### WRITTEN INSTRUCTION
Starting at the first line of the data, please print exactly those lines through the one that holds "from matplotlib.ticker import", omitting every picture.
# # # # #
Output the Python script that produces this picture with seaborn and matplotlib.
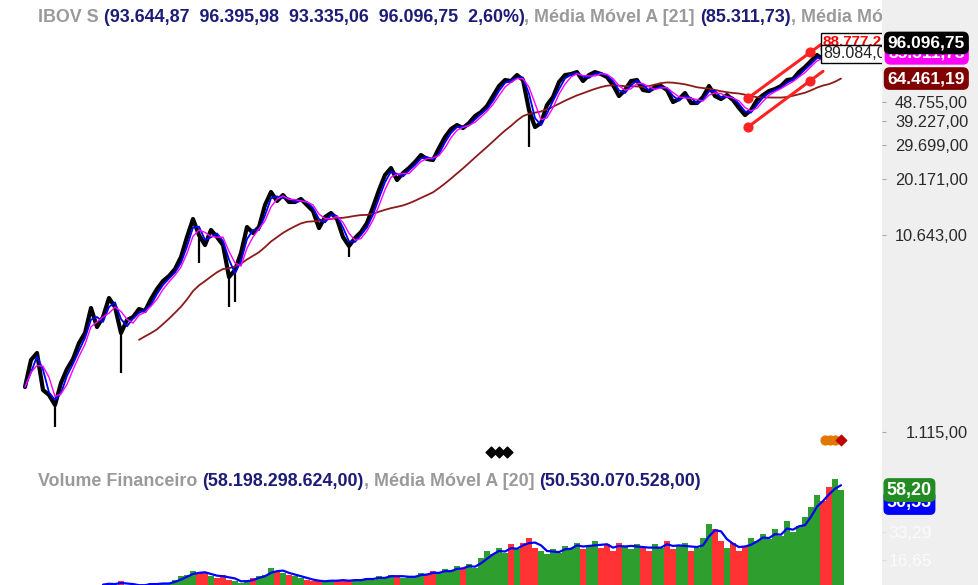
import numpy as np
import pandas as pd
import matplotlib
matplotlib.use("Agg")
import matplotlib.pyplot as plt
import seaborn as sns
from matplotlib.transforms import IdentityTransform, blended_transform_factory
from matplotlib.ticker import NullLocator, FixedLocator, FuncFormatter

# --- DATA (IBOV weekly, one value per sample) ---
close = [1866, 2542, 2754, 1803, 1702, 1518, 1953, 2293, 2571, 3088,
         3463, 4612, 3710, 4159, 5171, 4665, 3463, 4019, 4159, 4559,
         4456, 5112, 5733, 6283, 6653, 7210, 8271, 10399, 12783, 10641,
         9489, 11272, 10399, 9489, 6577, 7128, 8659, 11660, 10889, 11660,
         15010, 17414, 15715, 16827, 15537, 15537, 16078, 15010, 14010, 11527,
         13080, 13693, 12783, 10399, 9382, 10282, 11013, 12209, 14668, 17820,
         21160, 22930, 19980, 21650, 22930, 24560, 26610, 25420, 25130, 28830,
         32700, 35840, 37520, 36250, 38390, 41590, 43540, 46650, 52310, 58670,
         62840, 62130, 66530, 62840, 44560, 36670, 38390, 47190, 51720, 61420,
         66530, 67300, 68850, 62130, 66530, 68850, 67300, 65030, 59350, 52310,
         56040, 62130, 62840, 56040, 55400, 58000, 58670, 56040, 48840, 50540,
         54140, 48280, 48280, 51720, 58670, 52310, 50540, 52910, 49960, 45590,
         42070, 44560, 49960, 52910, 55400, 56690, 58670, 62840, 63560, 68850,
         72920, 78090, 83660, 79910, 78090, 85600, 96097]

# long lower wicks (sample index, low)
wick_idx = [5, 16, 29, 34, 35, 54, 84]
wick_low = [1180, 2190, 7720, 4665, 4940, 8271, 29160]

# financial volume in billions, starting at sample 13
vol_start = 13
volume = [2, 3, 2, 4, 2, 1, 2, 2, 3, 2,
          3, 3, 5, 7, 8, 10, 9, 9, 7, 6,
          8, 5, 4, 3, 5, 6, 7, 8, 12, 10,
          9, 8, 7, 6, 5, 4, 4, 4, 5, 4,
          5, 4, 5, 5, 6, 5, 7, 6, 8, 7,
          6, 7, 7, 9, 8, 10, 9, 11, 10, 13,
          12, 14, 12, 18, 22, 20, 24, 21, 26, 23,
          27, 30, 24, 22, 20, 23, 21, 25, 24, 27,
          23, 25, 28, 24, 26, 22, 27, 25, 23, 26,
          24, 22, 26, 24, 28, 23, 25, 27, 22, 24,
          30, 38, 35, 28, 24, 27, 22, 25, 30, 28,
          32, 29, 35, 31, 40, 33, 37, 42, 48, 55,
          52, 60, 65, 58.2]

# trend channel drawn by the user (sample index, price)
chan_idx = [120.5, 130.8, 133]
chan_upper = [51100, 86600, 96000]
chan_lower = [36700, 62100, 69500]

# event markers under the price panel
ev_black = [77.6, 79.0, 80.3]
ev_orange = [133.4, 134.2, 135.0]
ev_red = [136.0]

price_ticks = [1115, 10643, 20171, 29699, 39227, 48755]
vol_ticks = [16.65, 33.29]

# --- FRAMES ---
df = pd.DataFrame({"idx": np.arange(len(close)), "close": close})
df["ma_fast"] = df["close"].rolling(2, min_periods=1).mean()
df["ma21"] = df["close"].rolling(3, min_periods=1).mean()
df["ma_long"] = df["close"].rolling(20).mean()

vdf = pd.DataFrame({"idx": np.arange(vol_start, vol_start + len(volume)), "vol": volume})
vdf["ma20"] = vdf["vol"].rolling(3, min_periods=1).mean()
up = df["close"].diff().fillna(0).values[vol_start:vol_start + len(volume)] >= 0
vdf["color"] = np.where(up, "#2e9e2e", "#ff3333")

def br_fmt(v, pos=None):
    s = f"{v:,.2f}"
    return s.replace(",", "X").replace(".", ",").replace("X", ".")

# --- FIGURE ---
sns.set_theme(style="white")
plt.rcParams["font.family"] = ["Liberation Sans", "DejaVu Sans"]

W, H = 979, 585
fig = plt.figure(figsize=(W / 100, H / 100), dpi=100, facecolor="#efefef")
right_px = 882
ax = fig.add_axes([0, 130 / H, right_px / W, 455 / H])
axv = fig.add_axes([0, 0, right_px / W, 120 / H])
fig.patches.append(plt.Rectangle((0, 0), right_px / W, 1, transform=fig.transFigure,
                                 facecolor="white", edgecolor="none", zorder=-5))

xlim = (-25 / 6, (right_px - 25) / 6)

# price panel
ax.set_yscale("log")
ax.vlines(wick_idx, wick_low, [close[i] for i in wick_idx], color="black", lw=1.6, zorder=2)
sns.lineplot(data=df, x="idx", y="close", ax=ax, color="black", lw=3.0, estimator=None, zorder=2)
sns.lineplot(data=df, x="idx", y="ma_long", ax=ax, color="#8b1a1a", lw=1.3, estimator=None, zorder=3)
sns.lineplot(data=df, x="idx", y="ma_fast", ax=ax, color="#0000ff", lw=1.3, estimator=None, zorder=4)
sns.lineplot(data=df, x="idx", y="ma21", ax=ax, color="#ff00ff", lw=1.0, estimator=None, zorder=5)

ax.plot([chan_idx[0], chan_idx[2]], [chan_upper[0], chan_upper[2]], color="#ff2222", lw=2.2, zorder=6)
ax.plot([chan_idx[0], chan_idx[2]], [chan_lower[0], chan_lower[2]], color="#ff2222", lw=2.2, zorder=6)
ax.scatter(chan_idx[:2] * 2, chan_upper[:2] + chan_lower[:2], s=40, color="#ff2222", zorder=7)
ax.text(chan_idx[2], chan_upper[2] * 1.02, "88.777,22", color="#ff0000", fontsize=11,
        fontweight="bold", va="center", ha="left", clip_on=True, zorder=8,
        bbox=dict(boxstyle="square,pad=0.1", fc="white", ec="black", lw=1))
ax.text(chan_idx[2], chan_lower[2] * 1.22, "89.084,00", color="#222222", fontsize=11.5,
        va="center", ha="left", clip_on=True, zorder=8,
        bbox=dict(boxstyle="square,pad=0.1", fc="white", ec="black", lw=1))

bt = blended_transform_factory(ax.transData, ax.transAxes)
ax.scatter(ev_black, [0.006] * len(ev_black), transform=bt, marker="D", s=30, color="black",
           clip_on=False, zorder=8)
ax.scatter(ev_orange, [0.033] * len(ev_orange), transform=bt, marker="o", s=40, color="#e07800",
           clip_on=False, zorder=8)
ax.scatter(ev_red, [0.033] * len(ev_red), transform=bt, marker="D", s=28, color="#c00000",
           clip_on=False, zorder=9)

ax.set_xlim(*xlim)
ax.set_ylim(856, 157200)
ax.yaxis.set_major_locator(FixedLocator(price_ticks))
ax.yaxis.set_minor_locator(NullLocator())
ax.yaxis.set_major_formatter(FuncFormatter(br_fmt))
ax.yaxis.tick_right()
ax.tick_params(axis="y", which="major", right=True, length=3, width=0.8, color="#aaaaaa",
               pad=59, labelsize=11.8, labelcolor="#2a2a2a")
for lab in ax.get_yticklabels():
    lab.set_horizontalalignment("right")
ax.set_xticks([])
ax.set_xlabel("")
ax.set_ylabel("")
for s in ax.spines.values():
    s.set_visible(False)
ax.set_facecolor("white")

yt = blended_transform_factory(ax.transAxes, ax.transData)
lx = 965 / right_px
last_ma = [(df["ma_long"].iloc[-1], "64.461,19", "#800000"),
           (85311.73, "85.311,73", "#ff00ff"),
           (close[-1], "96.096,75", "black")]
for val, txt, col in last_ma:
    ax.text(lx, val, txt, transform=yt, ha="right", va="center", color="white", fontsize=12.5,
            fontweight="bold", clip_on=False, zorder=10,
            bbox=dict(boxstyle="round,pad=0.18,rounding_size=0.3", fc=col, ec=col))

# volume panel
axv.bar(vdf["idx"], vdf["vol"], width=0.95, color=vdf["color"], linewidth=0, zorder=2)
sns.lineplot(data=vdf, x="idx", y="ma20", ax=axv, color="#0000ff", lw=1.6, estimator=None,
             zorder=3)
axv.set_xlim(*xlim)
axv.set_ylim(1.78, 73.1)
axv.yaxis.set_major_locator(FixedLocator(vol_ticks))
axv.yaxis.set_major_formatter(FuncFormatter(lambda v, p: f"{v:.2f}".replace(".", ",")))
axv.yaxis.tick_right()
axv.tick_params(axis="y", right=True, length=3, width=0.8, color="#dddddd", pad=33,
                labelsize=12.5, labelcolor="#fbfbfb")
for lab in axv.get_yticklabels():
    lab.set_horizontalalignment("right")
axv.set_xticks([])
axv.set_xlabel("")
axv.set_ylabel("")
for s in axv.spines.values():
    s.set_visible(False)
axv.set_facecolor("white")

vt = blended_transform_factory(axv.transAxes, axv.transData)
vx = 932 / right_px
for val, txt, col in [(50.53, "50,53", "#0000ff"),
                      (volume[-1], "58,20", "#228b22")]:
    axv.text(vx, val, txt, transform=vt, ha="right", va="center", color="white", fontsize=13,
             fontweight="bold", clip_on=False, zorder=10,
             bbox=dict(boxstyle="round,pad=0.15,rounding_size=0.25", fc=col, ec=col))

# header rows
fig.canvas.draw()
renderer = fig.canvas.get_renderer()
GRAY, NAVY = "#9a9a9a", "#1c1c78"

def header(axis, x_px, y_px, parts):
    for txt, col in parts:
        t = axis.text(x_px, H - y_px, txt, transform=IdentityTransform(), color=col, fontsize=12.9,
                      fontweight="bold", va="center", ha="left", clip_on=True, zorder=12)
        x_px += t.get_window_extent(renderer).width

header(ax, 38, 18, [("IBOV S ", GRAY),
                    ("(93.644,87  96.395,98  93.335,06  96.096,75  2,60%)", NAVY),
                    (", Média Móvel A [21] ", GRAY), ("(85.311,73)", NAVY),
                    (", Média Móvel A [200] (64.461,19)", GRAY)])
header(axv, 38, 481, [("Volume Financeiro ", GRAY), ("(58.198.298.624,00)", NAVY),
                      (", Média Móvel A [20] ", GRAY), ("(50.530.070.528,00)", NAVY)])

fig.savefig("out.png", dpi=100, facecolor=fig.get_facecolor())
# # # # #
### THE OUTPUT
Output the Python script that produces this picture with seaborn and matplotlib.
import numpy as np
import pandas as pd
import matplotlib
matplotlib.use("Agg")
import matplotlib.pyplot as plt
import seaborn as sns
from matplotlib.transforms import IdentityTransform, blended_transform_factory
from matplotlib.ticker import NullLocator, FixedLocator, FuncFormatter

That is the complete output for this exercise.